The present invention relates to a light source unit for an exposure apparatus employed for, for example, forming a phosphor screen of a color picture tube.
Conventionally, some exposure apparatus of this type has had a structure such that a cylindrical, light-emitting tube is covered with a screen sleeve having a slit in the circumferential direction and rotated around the vertical axis normal to the axis of the tube, thereby functioning as a spotlight source. In other words, the light source unit thus obtained is arranged on the central normal line of the internal surface forming the phosphor screen of the color picture tube panel so that the slit of the screen sleeve faces the internal surface of the panel and the light from the light source is allowed to pass through a shadow mask with, for example, dotlike apertures whereby exposure patterns, corresponding to dotlike picture elements, are obtained on the photo sensitive film formed on the inner surface of the panel.
In order to prevent the adjoining picture element from being subjected to light from the light source, even when the electron beam irradiating position deviates in the radial direction directing from the center of the panel to the periphery of the panel due to the irregularity of the deflection coil fitting position or the like, it is desirable that the exposure pattern be flat and small especially in the above-mentioned radial direction of the panel, because the space between the adjoining exposure patterns thus becomes large in the radial direction, enabling a sufficient allowance to be obtained for the scattering of the electron beams in the beam direction.
However, the problem arises that, when the light emitting tube which may, for example, be a mercury tube, is separated from the screen sleeve and the space thus created is filled with water for cooling purposes, the degree of flatness of each exposure pattern is reduced.

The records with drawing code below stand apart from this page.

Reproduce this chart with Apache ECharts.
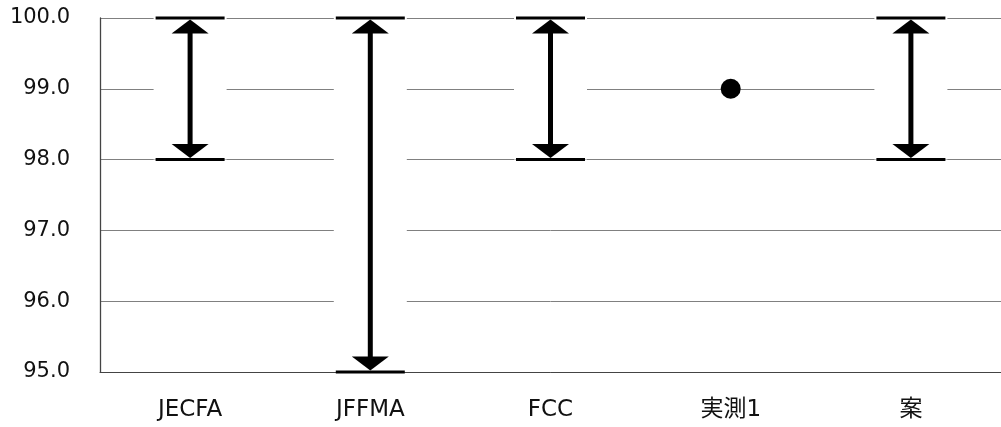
<!DOCTYPE html>
<html>
<head>
<meta charset="utf-8">
<script src="https://cdn.jsdelivr.net/npm/echarts@6/dist/echarts.min.js"></script>
<style>html,body{margin:0;padding:0;background:#fff;}#c{width:1001px;height:427px;}</style>
</head>
<body>
<div id="c"></div>
<script>
const categories = ['JECFA', 'JFFMA', 'FCC', '実測1', '案'];
const rangeMin = [98, 95, 98, null, 98];
const rangeMax = [100, 100, 100, null, 100];
const measured = [null, null, null, 99, null];
const yTicks = [95, 96, 97, 98, 99, 100];

const rangeData = [];
categories.forEach((c, i) => {
  if (rangeMin[i] != null) rangeData.push([i, rangeMin[i], rangeMax[i]]);
});
const pointData = categories.map((c, i) => measured[i] == null ? '-' : measured[i]);

const chart = echarts.init(document.getElementById('c'), null, {renderer: 'canvas'});
const font = "'DejaVu Sans', 'Noto Sans CJK JP', sans-serif";

chart.setOption({
  animation: false,
  backgroundColor: '#fff',
  grid: {left: 100, top: 18, width: 906, bottom: 55, containLabel: false},
  xAxis: {
    type: 'category',
    data: categories,
    boundaryGap: true,
    axisTick: {show: false},
    axisLine: {show: true, lineStyle: {color: '#444', width: 1}},
    axisLabel: {color: '#111', fontSize: 23, fontFamily: font, margin: 27}
  },
  yAxis: {
    type: 'value',
    min: yTicks[0],
    max: yTicks[yTicks.length - 1],
    interval: 1,
    axisTick: {show: false},
    axisLine: {show: true, lineStyle: {color: '#444', width: 1.3}},
    axisLabel: {color: '#111', fontSize: 21, fontFamily: font, margin: 30,
      formatter: v => v.toFixed(1)},
    splitLine: {show: true, lineStyle: {color: '#808080', width: 1}}
  },
  series: [
    {
      type: 'custom',
      clip: false,
      data: rangeData,
      encode: {x: 0, y: [1, 2]},
      renderItem: function (params, api) {
        const lo = api.coord([api.value(0), api.value(1)]);
        const hi = api.coord([api.value(0), api.value(2)]);
        const x = hi[0];
        const yt = hi[1];
        const yb = lo[1];
        const capW = 69, capH = 3, aw = 18.5, ah = 14, sw = 5;
        return {
          type: 'group',
          children: [
            {type: 'rect', shape: {x: x - 36.5, y: yt, width: 73, height: yb - yt}, style: {fill: '#fff'}},
            {type: 'rect', shape: {x: x - sw / 2, y: yt + 4, width: sw, height: yb - yt - 8}, style: {fill: '#000'}},
            {type: 'polygon', shape: {points: [[x, yt + 1.5], [x - aw, yt + 1.5 + ah], [x + aw, yt + 1.5 + ah]]}, style: {fill: '#000'}},
            {type: 'polygon', shape: {points: [[x, yb - 1.5], [x - aw, yb - 1.5 - ah], [x + aw, yb - 1.5 - ah]]}, style: {fill: '#000'}},
            {type: 'rect', shape: {x: x - capW / 2, y: yt - 1.5, width: capW, height: capH}, style: {fill: '#000'}},
            {type: 'rect', shape: {x: x - capW / 2, y: yb - 1.5, width: capW, height: capH}, style: {fill: '#000'}}
          ]
        };
      }
    },
    {
      type: 'scatter',
      data: pointData,
      symbol: 'circle',
      symbolSize: 20,
      itemStyle: {color: '#000', opacity: 1}
    }
  ]
});
</script>
</body>
</html>
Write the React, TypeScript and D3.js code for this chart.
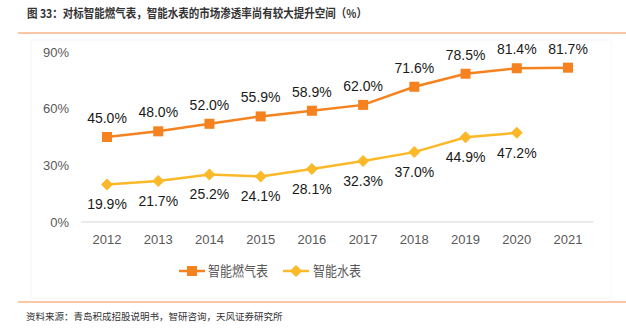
import React from "react";
import * as d3 from "d3";

const years = ["2012", "2013", "2014", "2015", "2016", "2017", "2018", "2019", "2020", "2021"];
const gasMeter = [45.0, 48.0, 52.0, 55.9, 58.9, 62.0, 71.6, 78.5, 81.4, 81.7];
const waterMeter = [19.9, 21.7, 25.2, 24.1, 28.1, 32.3, 37.0, 44.9, 47.2];
const yTicks = [0, 30, 60, 90];
const seriesNames = ["智能燃气表", "智能水表"];
const title = "图 33：对标智能燃气表，智能水表的市场渗透率尚有较大提升空间（%）";
const source = "资料来源：青岛积成招股说明书，智研咨询，天风证券研究所";

const ORANGE = "#F5821F";
const YELLOW = "#FBB829";
const CJK = "'Noto Sans CJK SC', 'Noto Sans', sans-serif";
const LATIN = "'Liberation Sans', Arial, sans-serif";

export default function App() {
  const W = 626, H = 334;
  const x = d3.scaleBand<string>().domain(years).range([81.4, 593.6]);
  const y = d3.scaleLinear().domain([0, 90]).range([222, 52]);
  const cx = (i: number) => (x(years[i]) as number) + x.bandwidth() / 2;
  const line = d3.line<number>().x((_, i) => cx(i)).y((d) => y(d));
  const diamond = (px: number, py: number, r: number) =>
    `M${px},${py - r}L${px + r},${py}L${px},${py + r}L${px - r},${py}Z`;

  return (
    <svg width={W} height={H} style={{ position: "absolute", left: 0, top: 0, background: "#fff" }}>
      <text x={27} y={18} fontFamily={CJK} fontSize={12} fontWeight={700} fill="#333"
        textLength={340} lengthAdjust="spacingAndGlyphs">{title}</text>
      <line x1={18} x2={626} y1={33} y2={33} stroke="#F7B486" strokeWidth={1.5} />
      <rect x={31} y={40} width={580} height={258} fill="none" stroke="#f6f6f6" strokeWidth={1} />

      {yTicks.map((t) => (
        <text key={t} x={69} y={y(t)} dy="0.35em" textAnchor="end" fontFamily={LATIN} fontSize={13} fill="#595959">
          {t}%
        </text>
      ))}
      <line x1={81.4} x2={593.6} y1={y(0)} y2={y(0)} stroke="#e3e3e3" strokeWidth={1.5} />
      {years.map((yr) => (
        <text key={yr} x={(x(yr) as number) + x.bandwidth() / 2} y={239} dy="0.35em" textAnchor="middle"
          fontFamily={LATIN} fontSize={13} fill="#595959">{yr}</text>
      ))}

      <path d={line(gasMeter) || ""} fill="none" stroke={ORANGE} strokeWidth={2.5} />
      {gasMeter.map((v, i) => (
        <g key={"g" + i}>
          <rect x={cx(i) - 5} y={y(v) - 5} width={10} height={10} fill={ORANGE} />
          <text x={cx(i)} y={y(v) - 19} dy="0.35em" textAnchor="middle" fontFamily={LATIN} fontSize={14} fill="#1a1a1a">
            {v.toFixed(1)}%
          </text>
        </g>
      ))}

      <path d={line(waterMeter) || ""} fill="none" stroke={YELLOW} strokeWidth={2.5} />
      {waterMeter.map((v, i) => (
        <g key={"w" + i}>
          <path d={diamond(cx(i), y(v), 6)} fill={YELLOW} />
          <text x={cx(i)} y={y(v) + 20} dy="0.35em" textAnchor="middle" fontFamily={LATIN} fontSize={14} fill="#1a1a1a">
            {v.toFixed(1)}%
          </text>
        </g>
      ))}

      <g>
        <line x1={179} x2={205} y1={271} y2={271} stroke={ORANGE} strokeWidth={2.5} />
        <rect x={187} y={266} width={10} height={10} fill={ORANGE} />
        <text x={208} y={271} dy="0.35em" fontFamily={CJK} fontSize={14} fill="#595959"
          textLength={60} lengthAdjust="spacingAndGlyphs">{seriesNames[0]}</text>
        <line x1={283} x2={309} y1={271} y2={271} stroke={YELLOW} strokeWidth={2.5} />
        <path d={diamond(296, 271, 6)} fill={YELLOW} />
        <text x={313} y={271} dy="0.35em" fontFamily={CJK} fontSize={14} fill="#595959"
          textLength={48} lengthAdjust="spacingAndGlyphs">{seriesNames[1]}</text>
      </g>

      <line x1={18} x2={626} y1={302} y2={302} stroke="#F7B486" strokeWidth={1.5} />
      <text x={26} y={317} dy="0.35em" fontFamily={CJK} fontSize={9.5} fill="#333">{source}</text>
    </svg>
  );
}
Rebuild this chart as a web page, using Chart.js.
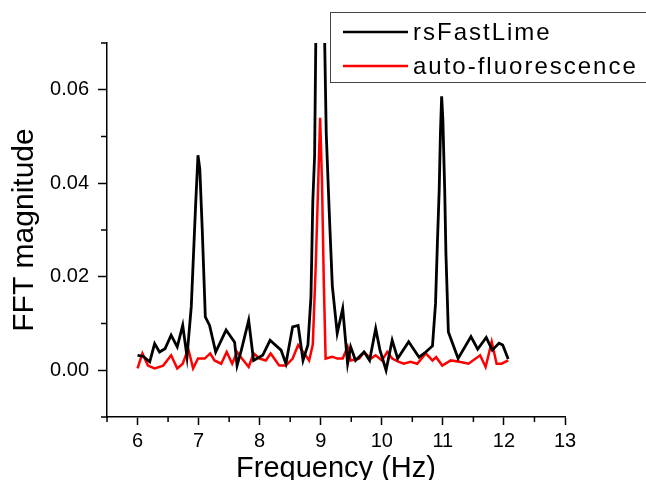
<!DOCTYPE html>
<html><head><meta charset="utf-8">
<script src="https://cdn.jsdelivr.net/npm/chart.js@4/dist/chart.umd.min.js"></script>
<style>html,body{margin:0;padding:0;background:#fff}</style>
</head><body>
<canvas id="c" width="646" height="480"></canvas>
<script>
const seriesNames = ['rsFastLime', 'auto-fluorescence'];
const freqBlack = [6.00,6.09,6.20,6.28,6.36,6.45,6.55,6.65,6.74,6.81,6.88,6.95,6.99,7.02,7.06,7.11,7.18,7.28,7.45,7.59,7.63,7.70,7.82,7.90,8.05,8.17,8.35,8.43,8.54,8.63,8.71,8.79,8.84,8.87,8.90,8.95,9.00,9.09,9.14,9.19,9.27,9.36,9.44,9.49,9.57,9.71,9.80,9.90,9.97,10.07,10.17,10.26,10.44,10.61,10.72,10.83,10.88,10.91,10.94,10.96,10.98,11.00,11.03,11.05,11.09,11.25,11.46,11.57,11.71,11.81,11.92,11.98,12.07];
const magBlack  = [0.0032,0.0030,0.0018,0.0057,0.0039,0.0046,0.0075,0.0050,0.0096,0.0029,0.0136,0.0350,0.0460,0.0430,0.0300,0.0114,0.0096,0.0039,0.0086,0.0060,0.0010,0.0043,0.0107,0.0021,0.0032,0.0064,0.0043,0.0014,0.0093,0.0096,0.0021,0.0054,0.0157,0.0360,0.0460,0.1100,0.1200,0.0507,0.0336,0.0180,0.0079,0.0132,0.0014,0.0050,0.0021,0.0039,0.0021,0.0089,0.0043,0.0000,0.0064,0.0025,0.0061,0.0028,0.0039,0.0052,0.0143,0.0270,0.0386,0.0507,0.0586,0.0536,0.0386,0.0250,0.0082,0.0025,0.0072,0.0045,0.0070,0.0043,0.0058,0.0054,0.0024];
const freqRed = [6.00,6.08,6.17,6.28,6.42,6.55,6.65,6.74,6.83,6.91,6.99,7.10,7.19,7.26,7.37,7.46,7.55,7.63,7.71,7.82,7.90,8.00,8.10,8.18,8.32,8.43,8.54,8.63,8.73,8.81,8.87,8.92,8.96,8.99,9.02,9.05,9.08,9.19,9.27,9.36,9.44,9.49,9.63,9.71,9.82,9.90,10.00,10.09,10.17,10.28,10.36,10.47,10.58,10.72,10.83,10.89,10.99,11.13,11.27,11.42,11.61,11.70,11.80,11.88,11.96,12.07];
const magRed  = [0.0004,0.0036,0.0010,0.0004,0.0010,0.0032,0.0004,0.0014,0.0046,0.0004,0.0025,0.0025,0.0036,0.0021,0.0014,0.0039,0.0014,0.0039,0.0025,0.0007,0.0036,0.0025,0.0021,0.0036,0.0010,0.0010,0.0025,0.0054,0.0036,0.0021,0.0055,0.0230,0.0407,0.0540,0.0407,0.0190,0.0025,0.0029,0.0025,0.0025,0.0050,0.0021,0.0025,0.0039,0.0025,0.0032,0.0021,0.0039,0.0025,0.0018,0.0014,0.0018,0.0014,0.0036,0.0021,0.0028,0.0010,0.0021,0.0018,0.0014,0.0032,0.0007,0.0061,0.0014,0.0014,0.0021];
const xTicks = [6,7,8,9,10,11,12,13];
const xMinor = [5.5,6.5,7.5,8.5,9.5,10.5,11.5,12.5];
const yTicks = [0.00,0.02,0.04,0.06];
const yMinor = [-0.01,0.01,0.03,0.05,0.07];
const xTitle = 'Frequency (Hz)';
const yTitle = 'FFT magnitude';

const FONT = '"Liberation Sans", Arial, sans-serif';
const toPts = (xs, ys) => xs.map((x, i) => ({x: x, y: ys[i]}));

const minorTicks = {
  id: 'minorTicks',
  afterDraw(chart) {
    const ctx = chart.ctx, xs = chart.scales.x, ys = chart.scales.y;
    ctx.save();
    ctx.strokeStyle = '#000';
    ctx.lineWidth = 1.5;
    ctx.beginPath();
    xMinor.forEach(v => { const p = xs.getPixelForValue(v); ctx.moveTo(p, xs.top); ctx.lineTo(p, xs.top + 5); });
    yMinor.forEach(v => { const p = ys.getPixelForValue(v); ctx.moveTo(ys.right, p); ctx.lineTo(ys.right - 6, p); });
    ctx.stroke();
    ctx.restore();
  }
};

const boxLegend = {
  id: 'boxLegend',
  afterDraw(chart) {
    const ctx = chart.ctx;
    const colors = ['#000000', '#ff0000'];
    const rows = [32, 66];
    ctx.save();
    ctx.strokeStyle = '#444';
    ctx.lineWidth = 1;
    ctx.strokeRect(330.5, 12.5, 320, 70);
    ctx.font = '24px ' + FONT;
    ctx.textBaseline = 'middle';
    ctx.textAlign = 'left';
    try { ctx.letterSpacing = '2px'; } catch (e) {}
    seriesNames.forEach((name, i) => {
      ctx.strokeStyle = colors[i];
      ctx.lineWidth = 2.5;
      ctx.beginPath();
      ctx.moveTo(343, rows[i]);
      ctx.lineTo(408, rows[i]);
      ctx.stroke();
      ctx.fillStyle = '#000';
      ctx.fillText(name, 413, rows[i] + 1);
    });
    ctx.restore();
  }
};

new Chart(document.getElementById('c'), {
  type: 'scatter',
  data: {
    datasets: [
      { label: seriesNames[0], data: toPts(freqBlack, magBlack), showLine: true, borderColor: '#000000', backgroundColor: '#000000', borderWidth: 2.8, pointRadius: 0, tension: 0 },
      { label: seriesNames[1], data: toPts(freqRed, magRed), showLine: true, borderColor: '#ff0000', backgroundColor: '#ff0000', borderWidth: 2.5, pointRadius: 0, tension: 0 }
    ]
  },
  options: {
    responsive: false,
    devicePixelRatio: 1,
    animation: false,
    events: [],
    layout: { padding: { top: 43, right: 81, left: 0, bottom: 0 } },
    plugins: { legend: { display: false }, tooltip: { enabled: false } },
    scales: {
      x: {
        type: 'linear', min: 5.5, max: 13,
        afterBuildTicks: s => { s.ticks = xTicks.map(v => ({value: v})); },
        afterFit: s => { s.height = 63; },
        grid: { drawOnChartArea: false, drawTicks: true, tickLength: 8, tickWidth: 1.5, tickColor: '#000' },
        border: { display: true, color: '#000', width: 1.5 },
        ticks: { color: '#000', font: { family: FONT, size: 20 }, padding: 4, maxRotation: 0, autoSkip: false, callback: v => String(v) },
        title: { display: true, text: xTitle, color: '#000', font: { family: FONT, size: 29, lineHeight: 0.75 }, padding: 0 }
      },
      y: {
        type: 'linear', min: -0.01, max: 0.07,
        afterBuildTicks: s => { s.ticks = yTicks.map(v => ({value: v})); },
        afterFit: s => { s.width = 107; },
        grid: { drawOnChartArea: false, drawTicks: true, tickLength: 9, tickWidth: 1.5, tickColor: '#000' },
        border: { display: true, color: '#000', width: 1.5 },
        ticks: { color: '#000', font: { family: FONT, size: 20 }, padding: 9, autoSkip: false, callback: v => Number(v).toFixed(2) },
        title: { display: true, text: yTitle, color: '#000', font: { family: FONT, size: 30, lineHeight: 1.2 }, padding: { top: 7, bottom: 0 } }
      }
    }
  },
  plugins: [minorTicks, boxLegend]
});
</script>
</body></html>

Thus in the case where, for example, a light source comprising a mercury lamp 1 which is covered with a sleeve 2 and water 3 between the lamp and the sleeve as shown in FIG. 1 is self-rotated in the direction of the arrow, and an arc light 4, passing through a slit 2A, is applied to the inner surface of the panel 6 through a shadow mask 5 as shown in FIGS. 2 and 3; the position exposed in the radial or circumferential direction of the mercury lamp 1 as shown in FIG. 2, viz., the longitudinal direction of the slit 2A differs from the position exposed in the axial direction of the mercury lamp 1, viz., the cross or width direction of the slit 2A as shown in FIG. 3, so that the centers of the two spots 7 and 8 deviate from each other at the periphery of the panel 6 as shown in FIG. 4 and a synthetic exposure pattern 9 defined by a broken line is obtained.
However, since this type of apparatus is of gap type, with the mercury lamp 1 and the sleeve 2 separated as mentioned above, the exposed spot 8 in the axial direction of the mercury lamp deviates toward the periphery of the panel, making the synthetic exposure pattern 3 larger in the radial direction than when the mercury lamp 1 and the sleeve 2 are in close contact.
To prevent problems arising from the directional deviation of the exposure pattern, a method has been proposed, in the U.S. Pat. No. 4,586,799, according to which a saddle-shaped lens is employed. This method is intended to correct the apparent rise of the light source by utilizing the refraction of light through the saddle-shaped lens whose thickness is varied between the axial direction of the light-emitting tube and the direction normal to the axial direction, but the uniform correction of the apparent rise of the light source throughout the entire surface of the panel is not always satisfactory. Accordingly, since the resultant exposure pattern itself becomes a light-emitting position, it has not been possible, heretofore, to employ the rotary exposure system using a large quantity of light for the formation of a black matrix requiring a specifically high degree of accuracy in both position and shape.